Gaer, who has served on the Commission since 2001, including two terms as chair, was reappointed by House Speaker Nancy Pelosi (D-CA). She heads the Jacob Blaustein Institute, which conducts research and advocacy to strengthen international human rights protections and institutions. Gaer is an independent expert member of the Committee Against Torture, a United Nations treaty-monitoring body that reviews government compliance with the Convention Against Torture. The Encyclopedia Judaica credits Gaer with "the key role in ensuring passage by consensus of the UN General Assembly's first condemnation of anti-Semitism" in 1998, and being "the architect of many initiatives linking women's rights to human rights." In 2002 and 2003 she was cited in The Forward's annual "Forward Fifty" list of Jewish leaders. Gaer is author of more than 40 articles about human rights, the UN, and US.

Shea, a former USCIRF Vice Chair, has served on the Commission since its formation in 1999. She was reappointed by House Minority Leader John Boehner. For the decade prior to joining Hudson last January, Shea was associated with Freedom House, where she directed the Center for Religious Freedom, an office she helped found in 1986 as the Puebla Institute. She authored and edited two widely acclaimed reports, Saudi Arabia's Curriculum of Intolerance and Saudi Publications on Hate Ideology Invade American Mosques. Her 1997 book on anti-Christian persecution, In the Lion's Den, remains a standard in the field. Shea is a graduate of Smith College and American University's Washington College of Law.

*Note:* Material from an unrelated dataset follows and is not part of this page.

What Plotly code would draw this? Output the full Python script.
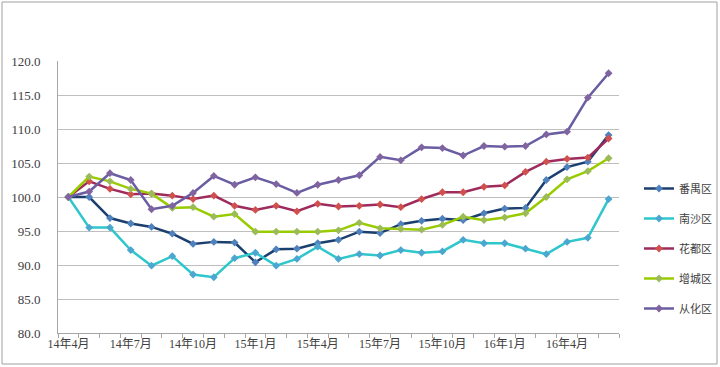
import plotly.graph_objects as go

months = ["14年4月", "14年5月", "14年6月", "14年7月", "14年8月", "14年9月", "14年10月",
          "14年11月", "14年12月", "15年1月", "15年2月", "15年3月", "15年4月", "15年5月",
          "15年6月", "15年7月", "15年8月", "15年9月", "15年10月", "15年11月", "15年12月",
          "16年1月", "16年2月", "16年3月", "16年4月", "16年5月", "16年6月"]
label_months = ["14年4月", "14年7月", "14年10月", "15年1月", "15年4月", "15年7月",
                "15年10月", "16年1月", "16年4月"]

panyu = [100, 100, 96.9, 96.1, 95.6, 94.6, 93.1, 93.4, 93.3, 90.4, 92.3, 92.4, 93.2, 93.7,
         94.9, 94.7, 96.0, 96.5, 96.8, 96.6, 97.6, 98.3, 98.4, 102.5, 104.4, 105.2, 109.1]
nansha = [100, 95.5, 95.5, 92.2, 89.9, 91.3, 88.6, 88.2, 91.0, 91.8, 89.9, 90.9, 92.7, 90.9,
          91.6, 91.4, 92.2, 91.8, 92.0, 93.7, 93.2, 93.2, 92.4, 91.6, 93.4, 94.0, 99.7]
huadu = [100, 102.3, 101.2, 100.4, 100.5, 100.2, 99.7, 100.2, 98.7, 98.1, 98.7, 97.9, 99.0, 98.6,
         98.7, 98.9, 98.5, 99.7, 100.7, 100.7, 101.5, 101.7, 103.7, 105.2, 105.6, 105.8, 108.6]
zengcheng = [100, 103.0, 102.3, 101.2, 100.5, 98.4, 98.5, 97.1, 97.5, 94.9, 94.9, 94.9, 94.9, 95.1,
             96.2, 95.4, 95.3, 95.2, 95.9, 97.1, 96.6, 97.0, 97.6, 100.0, 102.6, 103.8, 105.7]
conghua = [100, 100.8, 103.5, 102.5, 98.2, 98.7, 100.6, 103.1, 101.8, 102.9, 101.9, 100.6, 101.8, 102.5,
           103.2, 105.9, 105.4, 107.3, 107.2, 106.1, 107.5, 107.4, 107.5, 109.2, 109.6, 114.6, 118.2]

series = [
    ("番禺区", panyu, "#1B3F6E", "#4F81BD"),
    ("南沙区", nansha, "#2FC6CC", "#4BA6D0"),
    ("花都区", huadu, "#9E2B5C", "#D0504D"),
    ("增城区", zengcheng, "#99CC00", "#9BBB59"),
    ("从化区", conghua, "#6A5DA2", "#8064A2"),
]

fig = go.Figure()
for i, (name, vals, lc, mc) in enumerate(series):
    fig.add_trace(go.Scatter(
        x=months, y=vals, name=name, mode="lines+markers",
        line=dict(color=lc, width=2.5),
        marker=dict(symbol="diamond", size=6, color=mc),
        legendgroup="g%d" % i,
    ))

W, H = 720, 367
L, R, T, B = 58, 619, 61, 333
fig.update_layout(
    width=W, height=H,
    margin=dict(l=L, r=W - R, t=T, b=H - B, autoexpand=False),
    paper_bgcolor="white", plot_bgcolor="white",
    font=dict(family="Liberation Serif, Noto Sans CJK SC", size=12, color="#404040"),
    showlegend=True,
    legend=dict(x=(639 - L) / (R - L), xanchor="left", y=(B - 174) / (B - T), yanchor="top",
                font=dict(family="Noto Sans CJK SC", size=11, color="#404040"),
                tracegroupgap=11, itemwidth=30, bgcolor="rgba(0,0,0,0)"),
)
ticktext = [m if m in label_months else "" for m in months]
fig.update_xaxes(
    type="category", tickmode="array", tickvals=months, ticktext=ticktext,
    tickson="boundaries", ticks="outside", ticklen=4, tickcolor="#A6A6A6",
    showline=True, linecolor="#A6A6A6", linewidth=1, showgrid=False,
    tickangle=0, range=[-0.5, len(months) - 0.5],
    tickfont=dict(family="Liberation Serif, Noto Sans CJK SC", size=12, color="#404040"),
)
fig.update_yaxes(
    range=[80, 120], dtick=5, tick0=80, tickformat=".1f",
    showgrid=True, gridcolor="#BFBFBF", gridwidth=1,
    showline=True, linecolor="#A6A6A6", linewidth=1, ticks="", ticklabelstandoff=14,
    zeroline=False,
    tickfont=dict(family="Liberation Serif", size=13, color="#404040"),
)
# outer chart border
pw, ph = R - L, B - T
fig.add_shape(type="rect", xref="paper", yref="paper",
              x0=(2 - L) / pw, x1=(717 - L) / pw, y0=(B - 364) / ph, y1=(B - 2) / ph,
              line=dict(color="#A0A0A0", width=1), layer="below")

fig.write_html("out.html", config={"displayModeBar": False},
               post_script="document.body.style.margin='0';document.body.style.overflow='hidden';")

The Commission was created by the International Religious Freedom Act of 1998 (IRFA) to monitor violations of the right to freedom of thought, conscience, and religion or belief abroad, as defined in IRFA and set forth in the Universal Declaration of Human Rights and related international instruments, and to give independent policy recommendations to the President, Secretary of State, and Congress. It is the first government commission in the world with the sole mission of reviewing and making policy recommendations on the facts and circumstances of violations of religious freedom globally.

The U.S. Commission on International Religious Freedom was created by the International Religious Freedom Act of 1998 to monitor the status of freedom of thought, conscience, and religion or belief abroad, as defined in the Universal Declaration of Human Rights and related international instruments, and to give independent policy recommendations to the President, the Secretary of State and the Congress.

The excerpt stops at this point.